НЕКЛЕССА: Спасибо, Анатолий, весьма пессимистично. Будем считать это не вопросом, а суждением. Кстати, распространённая географическая ошибка – Китай находится на юге России. Он теперь наш не восточный, а южный сосед.

СВЯТЕНКОВ: Но принято считать, что на востоке...

НЕКЛЕССА: Да, но – увы! – это воспоминания из времен географии СССР. Сегодня Китай находится на юге, а относительно Владивостока и окрестностей – на западе.

Но проблема-то действительно не в этом, а в том, о чём мы говорили и до звонка Анатолия, и что отчасти прозвучало в звонке Анатолия. Желание конфронтационного режима по отношению к Европе, и к тем частям постсоветского пространства, которые тянутся к Европе. Другими словами, если ты пытаешься двигаться в направлении Европы, то действуешь антироссийски. Поэтому являешься не союзником, не партнером, а… врагом, наверное, сильно будет сказано, во всяком случае, не слишком лояльным соседом. И по сему тем либо иным способом должен быть наказан. Это что, позитивная стратегия для страны?
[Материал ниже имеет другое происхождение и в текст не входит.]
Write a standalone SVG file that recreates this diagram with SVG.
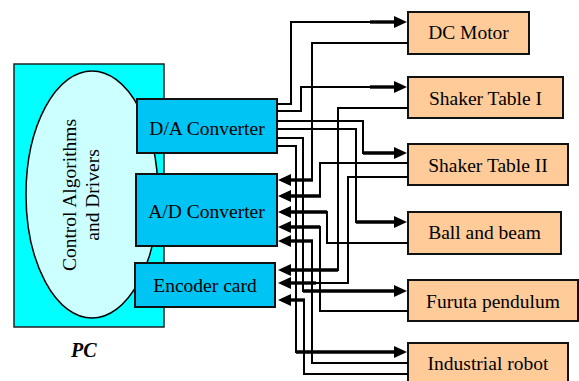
<svg xmlns="http://www.w3.org/2000/svg" width="579" height="381" viewBox="0 0 579 381">
<style>
text{font-family:"Liberation Serif","Times New Roman",serif;font-size:19.5px;fill:#000}
.c{text-anchor:middle}
.pc{fill:#00FFFF;stroke:#222;stroke-width:1.5}
.ell{fill:#CCFFFF;stroke:#000;stroke-width:1.5}
.conv{fill:#00C4F4;stroke:#111;stroke-width:2}
.dev{fill:#FFCC99;stroke:#111;stroke-width:2}
.w{fill:none;stroke:#000;stroke-width:2}
.a{fill:none;stroke:#000;stroke-width:3.4;marker-end:url(#ah)}
</style>
<defs>
<marker id="ah" markerWidth="14" markerHeight="12" refX="5" refY="6" orient="auto" markerUnits="userSpaceOnUse">
<path d="M0,0 L13,6 L0,12 z" fill="#000"/>
</marker>
</defs>
<g id="pc">
<rect class="pc" x="14" y="64" width="150" height="263"/>
<text x="71" y="357" style="font-weight:bold;font-style:italic;font-size:20px">PC</text>
</g>
<g id="control">
<ellipse class="ell" cx="92" cy="194.5" rx="66" ry="123.5"/>
<text class="c" transform="translate(76,195) rotate(-90)">Control Algorithms</text>
<text class="c" transform="translate(99,195) rotate(-90)">and Drivers</text>
</g>
<g id="da">
<rect class="conv" x="137" y="99" width="140" height="54"/>
<text class="c" x="207" y="135">D/A Converter</text>
</g>
<g id="ad">
<rect class="conv" x="136" y="174" width="141" height="72"/>
<text class="c" x="206.5" y="218">A/D Converter</text>
</g>
<g id="enc">
<rect class="conv" x="135" y="263" width="140" height="44"/>
<text class="c" x="205" y="292">Encoder card</text>
</g>
<g id="dcmotor">
<rect class="dev" x="408" y="12" width="121" height="42"/>
<text class="c" x="468.5" y="39">DC Motor</text>
</g>
<g id="shaker1">
<rect class="dev" x="408" y="77" width="155" height="41"/>
<text class="c" x="485.5" y="105">Shaker Table I</text>
</g>
<g id="shaker2">
<rect class="dev" x="408" y="144" width="160" height="41"/>
<text class="c" x="488" y="172">Shaker Table II</text>
</g>
<g id="ballbeam">
<rect class="dev" x="408" y="212" width="153" height="42"/>
<text class="c" x="484.5" y="239">Ball and beam</text>
</g>
<g id="furuta">
<rect class="dev" x="408" y="280" width="170" height="41"/>
<text class="c" x="493" y="308">Furuta pendulum</text>
</g>
<g id="robot">
<rect class="dev" x="408" y="343" width="160" height="50"/>
<text class="c" x="488" y="370">Industrial robot</text>
</g>
<g id="connectors">
<path class="w" d="M277,104 H291 V22 H399"/>
<path class="a" d="M370,22 H399"/>
<path class="w" d="M277,111 H301 V87 H399"/>
<path class="a" d="M370,87 H399"/>
<path class="w" d="M277,121 H363 V153 H399"/>
<path class="a" d="M363,153 H399"/>
<path class="w" d="M277,129 H356 V222 H399"/>
<path class="a" d="M356,222 H399"/>
<path class="w" d="M277,138 H303 V291 H399"/>
<path class="a" d="M303,291 H399"/>
<path class="w" d="M277,146 H296 V352 H399"/>
<path class="a" d="M296,352 H399"/>
<path class="w" d="M408,43 H312 V180 H286"/>
<path class="a" d="M313,180 H286"/>
<path class="w" d="M408,163 H320 V196 H286"/>
<path class="a" d="M321,196 H286"/>
<path class="w" d="M408,243 H327 V212 H286"/>
<path class="a" d="M327,212 H286"/>
<path class="w" d="M408,311 H320 V227 H286"/>
<path class="a" d="M320,227 H286"/>
<path class="w" d="M408,363 H312 V241 H286"/>
<path class="a" d="M313,241 H286"/>
<path class="w" d="M408,108 H338 V270 H286"/>
<path class="a" d="M338,270 H286"/>
<path class="w" d="M408,177 H348 V283 H286"/>
<path class="a" d="M316,283 H286"/>
<path class="w" d="M408,374 H304 V300 H286"/>
<path class="a" d="M305,300 H286"/>
</g>
</svg>
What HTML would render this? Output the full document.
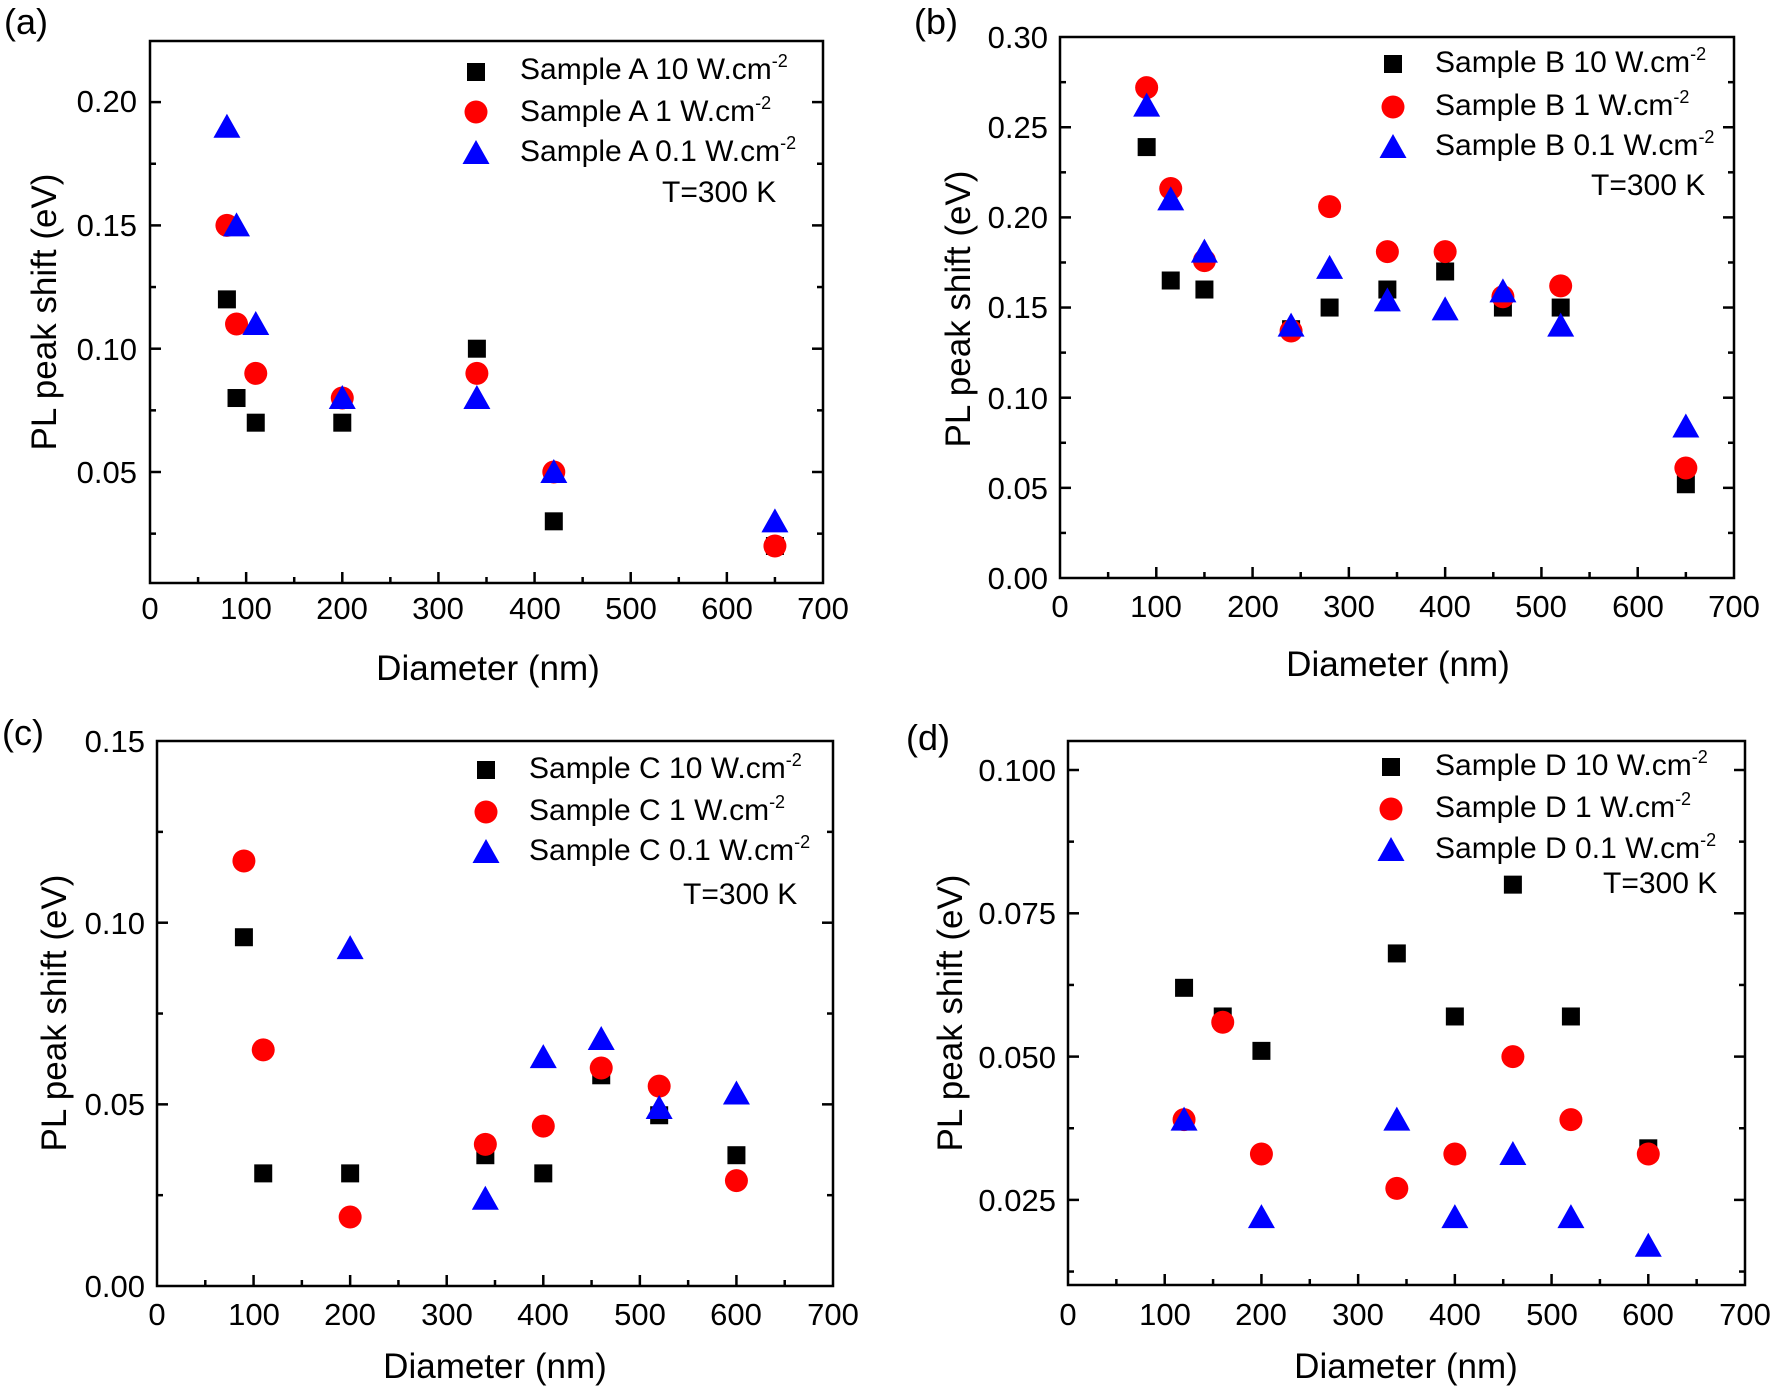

СВЯТЕНКОВ: Вы имеете в виду движение Евросоюза на постсоветское пространство?

НЕКЛЕССА: Нет, меня интересует в данном случае Россия и ее исторический план.

У нас осталась всего минута для разговора. И меня интересует будущее как Европы, так и России. Есть ли вообще стратегия в тех действиях, которые Россия перманентно производит по отношению к ряду постсоветских государств, поворачивающихся в сторону Европы. Не ведёт ли подобная рефлекторная политика к изоляции России, к исторической изоляции. И не даст России шанс соучаствовать в освоении будущего, которым столь активно занимаются в настоящий момент и Китай, и Соединённые Штаты, и Европа.

СВЯТЕНКОВ: Мы, безусловно, должны отстаивать свою историю от нападок тех восточноевропейских стран, которые ведут дело к реставрации фашизма или его оправданию. Это надо делать, безусловно. А что касается отношений с самой Европой, то России нужно предлагать какие-то новые форматы сотрудничества с европейцами, входить в европейские структуры.

НЕКЛЕССА: Павел, время передачи, к сожалению, закончилось. Вот на этой, такой позитивной ноте: входить в европейские структуры, развивать сотрудничество, и при этом всё-таки попытаться сформулировать собственную российскую стратегию в этой международной мозаике. Потому что, как мне кажется, то будущее, которое означает перемены и инакость, принципиальную новизну, – оно действительно где-то рядом. Иначе говоря, те изменения, о которых мы думаем как о будущем, уже происходят сейчас.

У меня остаётся время только на то, чтобы извиниться перед слушателями, чьи звонки не успел принять, и поблагодарить вас за участие в беседе – сегодня гостем в студии был Павел Вячеславович Святенков, политолог, эксперт Институна национальной стратегии.

И еще, зачитать очередную цитату: «Господа, имейте в виду: завтра будет – другим».

До встречи, но на этот раз не через неделю, а через две. В пятницу 19 июня, в 20:05.

СВЯТЕНКОВ: Спасибо.



Дата публикации на сайте: 05 июня 2009 г.